Dans cette version mise-à-jour de Vies de Saints, vous écrivez avec une facilité déconcertante une parodie remarquable du DaVinci Code.

J’aurais pu en écrire trente autres. Je crois que nous vivons moins une crise de la littérature que du bestseller. Il n’y a pas moins de bons livres qui paraissent, ni moins de lecteurs de bons livres ; en revanche, on se fiche vraiment des lecteurs occasionnels qui n’aiment pas la littérature. L’offre est de plus en plus lamentable. Quand on compare les livre de Irving Wallace, Morris West ou Robert Ludlum à ceux de Dan Brown, ou les livres de Ann Rice à ceux de Stephanie Meyer, on dirait du Proust. Et je ne parle même pas de Dickens, Thomas Mann ou Somerset Maugham… Que s’est-il passé ? J’imagine que l’argent oblige les auteurs à écrire de plus en plus vite. Surtout, on vise le lectorat en le sous-estimant.  L’idée de ces livres pour les adolescents ou les « jeunes adultes » est atroce. Et je ne parle même pas des vampires qui peuvent se balader en plein jour. C’est un scandale.

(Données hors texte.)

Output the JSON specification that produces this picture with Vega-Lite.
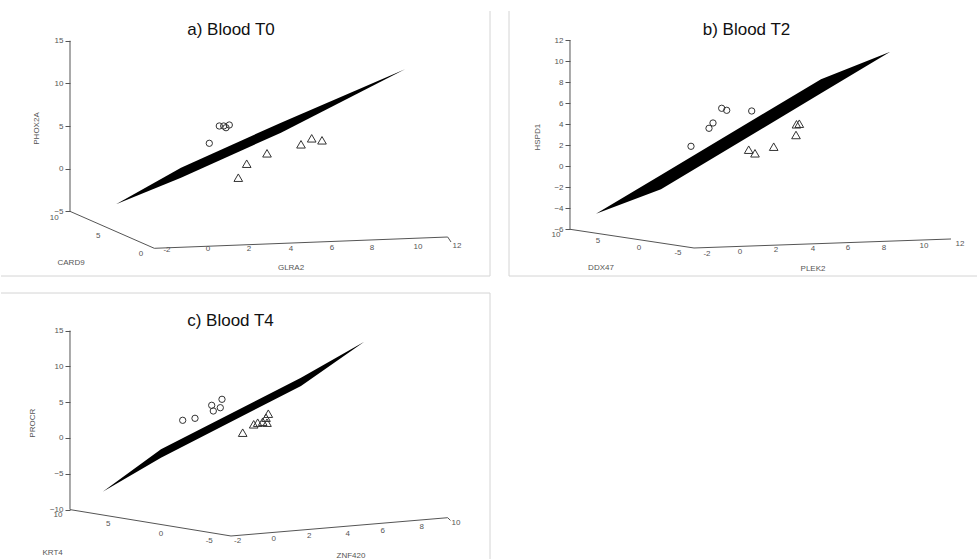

Vous êtes l’un des rares auteurs à ne pas faire de distinction entre littérature et bestseller, ou tout du moins à réellement affectionner la littérature de genre.

Ca vient de ma vie de lecteur. Mais mes auteurs préférés sont tous des deux côtés de la barrière : des auteurs de best-sellers, et des innovateurs. Je n’aime pas prendre parti pour l’avant-garde ou la littérature populaire, parce que je pense qu’ils ne sont pas en opposition. William Burroughs, qu’on taxait toujours d’être expérimental, disait que les seuls livres expérimentaux sont des expériences qui n’ont pas marché. Je crois qu’aux expérimentations qui marchent, comme Moby Dick ou A la recherche du temps perdu.